Thanks for the feedback, Shawn. Much appreciated!
At least that's how some interpret the changes, there seems to be no reward any more for benching older HW unless you have whatever is picked for the old school competition and you could manage 50 pts for a piece of HW that would likely only get 2 HW pts in regular submission.
I think that's true, and just to clarify, this is not done on purpose (as some people like to say). HWBOT has grown incredibly in the past ten years; not only in terms of user base, but also in terms of hardware and benchmarks. Back in 2006, there were only a few benchmarks at the bot and a couple generations of hardware less. I did some calculations this weekend and there are more than 40,000(!) hardware rankings at HWBOT generating over 1.7 million hardware points.

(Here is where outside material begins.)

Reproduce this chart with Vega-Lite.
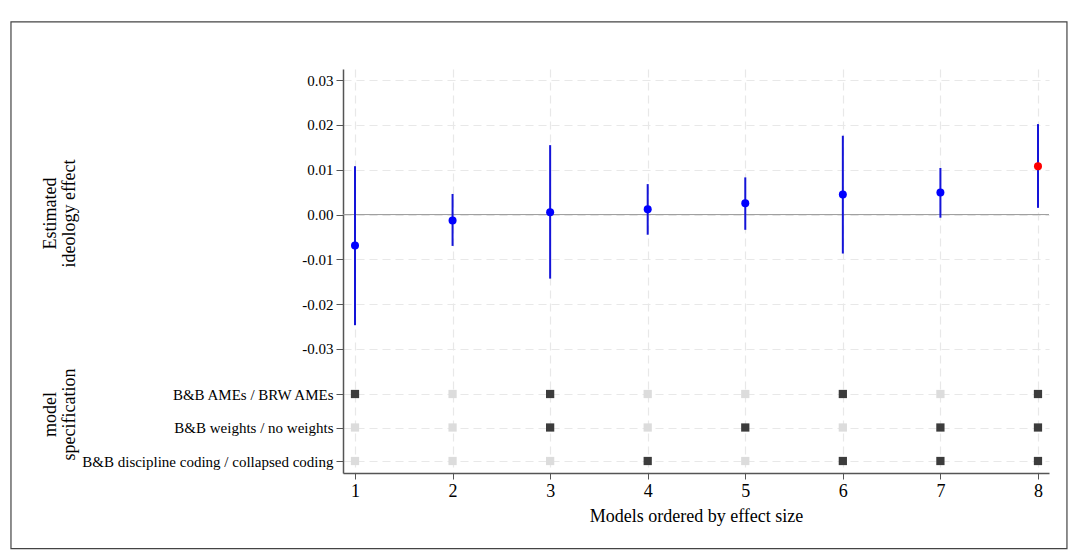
{
  "$schema": "https://vega.github.io/schema/vega-lite/v6.json",
  "description": "Estimated ideology effect by model specification",
  "width": 706,
  "height": 404,
  "autosize": "none",
  "padding": {"left": 343, "top": 69, "right": 27, "bottom": 79},
  "background": "white",
  "config": {
    "font": "Liberation Serif",
    "view": {"stroke": null},
    "axis": {
      "labelColor": "black",
      "titleColor": "black",
      "titleFontWeight": "normal",
      "domainColor": "#555555",
      "domainWidth": 1.5,
      "tickColor": "#555555",
      "tickSize": 7,
      "gridColor": "#e8e8e8",
      "gridDash": [8, 5],
      "gridWidth": 1.2,
      "labelLimit": 400
    }
  },
  "layer": [
    {
      "data": {"values": [{}]},
      "mark": {"type": "rect", "fill": null, "stroke": "#444444", "strokeWidth": 1.2},
      "encoding": {
        "x": {"datum": -2.526, "type": "quantitative", "scale": {"domain": [0.877, 8.113], "nice": false, "zero": false}, "axis": null},
        "x2": {"datum": 8.297},
        "y": {"datum": 0.043, "type": "quantitative", "scale": {"domain": [-0.0577, 0.0325], "nice": false, "zero": false}, "axis": null},
        "y2": {"datum": -0.0746}
      }
    },
    {
      "data": {"values": [{}]},
      "mark": {"type": "rule", "color": "#9a9a9a", "strokeWidth": 1},
      "encoding": {
        "y": {"datum": 0, "type": "quantitative", "scale": {"domain": [-0.0577, 0.0325], "nice": false, "zero": false}, "axis": null}
      }
    },
    {
      "data": {"name": "models"},
      "mark": {"type": "rule", "color": "#1414d8", "strokeWidth": 2},
      "encoding": {
        "x": {"field": "model", "type": "quantitative", "scale": {"domain": [0.877, 8.113], "nice": false, "zero": false}, "axis": null},
        "y": {"field": "lo", "type": "quantitative", "scale": {"domain": [-0.0577, 0.0325], "nice": false, "zero": false}, "axis": null},
        "y2": {"field": "hi"}
      }
    },
    {
      "data": {"name": "models"},
      "mark": {"type": "point", "filled": true, "opacity": 1, "size": 64, "shape": "circle"},
      "encoding": {
        "x": {
          "field": "model",
          "type": "quantitative",
          "scale": {"domain": [0.877, 8.113], "nice": false, "zero": false},
          "axis": {
            "values": [1, 2, 3, 4, 5, 6, 7, 8],
            "format": "d",
            "title": "Models ordered by effect size",
            "tickSize": 6,
            "labelFontSize": 18,
            "labelPadding": 3,
            "titleFontSize": 18,
            "titlePadding": 7,
            "grid": true
          }
        },
        "y": {
          "field": "est",
          "type": "quantitative",
          "scale": {"domain": [-0.0577, 0.0325], "nice": false, "zero": false},
          "axis": {
            "orient": "left",
            "values": [0.03, 0.02, 0.01, 0, -0.01, -0.02, -0.03],
            "labelExpr": "replace(format(datum.value, '.2f'), '\u2212', '-')",
            "labelFontSize": 15,
            "labelPadding": 3,
            "grid": true,
            "title": ["Estimated", "ideology effect"],
            "titleFontSize": 18,
            "titleLineHeight": 19,
            "titleAngle": -90,
            "titleAlign": "center",
            "titleBaseline": "middle",
            "titleX": -293,
            "titleY": 144
          }
        },
        "color": {
          "field": "best",
          "type": "nominal",
          "scale": {"domain": ["no", "yes"], "range": ["#0000ff", "#ff0000"]},
          "legend": null
        }
      }
    },
    {
      "data": {"name": "specs"},
      "mark": {"type": "point", "shape": "square", "filled": true, "opacity": 1, "size": 68},
      "encoding": {
        "x": {"field": "model", "type": "quantitative", "scale": {"domain": [0.877, 8.113], "nice": false, "zero": false}, "axis": null},
        "y": {
          "field": "spec",
          "type": "ordinal",
          "scale": {
            "type": "point",
            "padding": 0,
            "domain": ["B&B AMEs / BRW AMEs", "B&B weights / no weights", "B&B discipline coding / collapsed coding"],
            "range": [325, 392]
          },
          "axis": {
            "orient": "left",
            "domain": false,
            "labelFontSize": 15,
            "labelPadding": 3,
            "grid": true,
            "title": ["model", "specification"],
            "titleFontSize": 18,
            "titleLineHeight": 19,
            "titleAngle": -90,
            "titleAlign": "center",
            "titleBaseline": "middle",
            "titleX": -293,
            "titleY": 345
          }
        },
        "color": {
          "field": "on",
          "type": "nominal",
          "scale": {"domain": ["no", "yes"], "range": ["#dcdcdc", "#3c3c3c"]},
          "legend": null
        }
      }
    }
  ],
  "resolve": {
    "scale": {"x": "independent", "y": "independent", "color": "independent"},
    "axis": {"x": "independent", "y": "independent"}
  },
  "datasets": {
    "models": [
      {"model": 1, "est": -0.0069, "lo": -0.0247, "hi": 0.0108, "best": "no"},
      {"model": 2, "est": -0.0013, "lo": -0.0070, "hi": 0.0046, "best": "no"},
      {"model": 3, "est": 0.0005, "lo": -0.0143, "hi": 0.0155, "best": "no"},
      {"model": 4, "est": 0.0012, "lo": -0.0045, "hi": 0.0068, "best": "no"},
      {"model": 5, "est": 0.0025, "lo": -0.0034, "hi": 0.0083, "best": "no"},
      {"model": 6, "est": 0.0045, "lo": -0.0087, "hi": 0.0176, "best": "no"},
      {"model": 7, "est": 0.0049, "lo": -0.0007, "hi": 0.0104, "best": "no"},
      {"model": 8, "est": 0.0108, "lo": 0.0015, "hi": 0.0202, "best": "yes"}
    ],
    "specs": [
      {"model": 1, "spec": "B&B AMEs / BRW AMEs", "on": "yes"},
      {"model": 2, "spec": "B&B AMEs / BRW AMEs", "on": "no"},
      {"model": 3, "spec": "B&B AMEs / BRW AMEs", "on": "yes"},
      {"model": 4, "spec": "B&B AMEs / BRW AMEs", "on": "no"},
      {"model": 5, "spec": "B&B AMEs / BRW AMEs", "on": "no"},
      {"model": 6, "spec": "B&B AMEs / BRW AMEs", "on": "yes"},
      {"model": 7, "spec": "B&B AMEs / BRW AMEs", "on": "no"},
      {"model": 8, "spec": "B&B AMEs / BRW AMEs", "on": "yes"},
      {"model": 1, "spec": "B&B weights / no weights", "on": "no"},
      {"model": 2, "spec": "B&B weights / no weights", "on": "no"},
      {"model": 3, "spec": "B&B weights / no weights", "on": "yes"},
      {"model": 4, "spec": "B&B weights / no weights", "on": "no"},
      {"model": 5, "spec": "B&B weights / no weights", "on": "yes"},
      {"model": 6, "spec": "B&B weights / no weights", "on": "no"},
      {"model": 7, "spec": "B&B weights / no weights", "on": "yes"},
      {"model": 8, "spec": "B&B weights / no weights", "on": "yes"},
      {"model": 1, "spec": "B&B discipline coding / collapsed coding", "on": "no"},
      {"model": 2, "spec": "B&B discipline coding / collapsed coding", "on": "no"},
      {"model": 3, "spec": "B&B discipline coding / collapsed coding", "on": "no"},
      {"model": 4, "spec": "B&B discipline coding / collapsed coding", "on": "yes"},
      {"model": 5, "spec": "B&B discipline coding / collapsed coding", "on": "no"},
      {"model": 6, "spec": "B&B discipline coding / collapsed coding", "on": "yes"},
      {"model": 7, "spec": "B&B discipline coding / collapsed coding", "on": "yes"},
      {"model": 8, "spec": "B&B discipline coding / collapsed coding", "on": "yes"}
    ]
  }
}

The relative value of a hardware point diminishes the more benchmarks and hardware is added to the database. Back in the day (2006) the OC League had a hardware points cap of 250 (if I remember correctly) and you could use as many scores you want to get to that cap. This gave more value to the low participation hardware categories. But this worked because a lot of the top guys had low hardware points. Look at Dancop - he's got over 3000 hardware points too!
The mathematical challenges involved in designing a mechanism that is able to cherish the low participation categories in an environment where there are so many rankings are not easy.
With the competitions having moved off site, we have a lot more breathing room for special competitions. Let's see where that goes. We can easily do 12 old school competitions a year, each with their own platform, and give the same value like the super-popular hardware categories.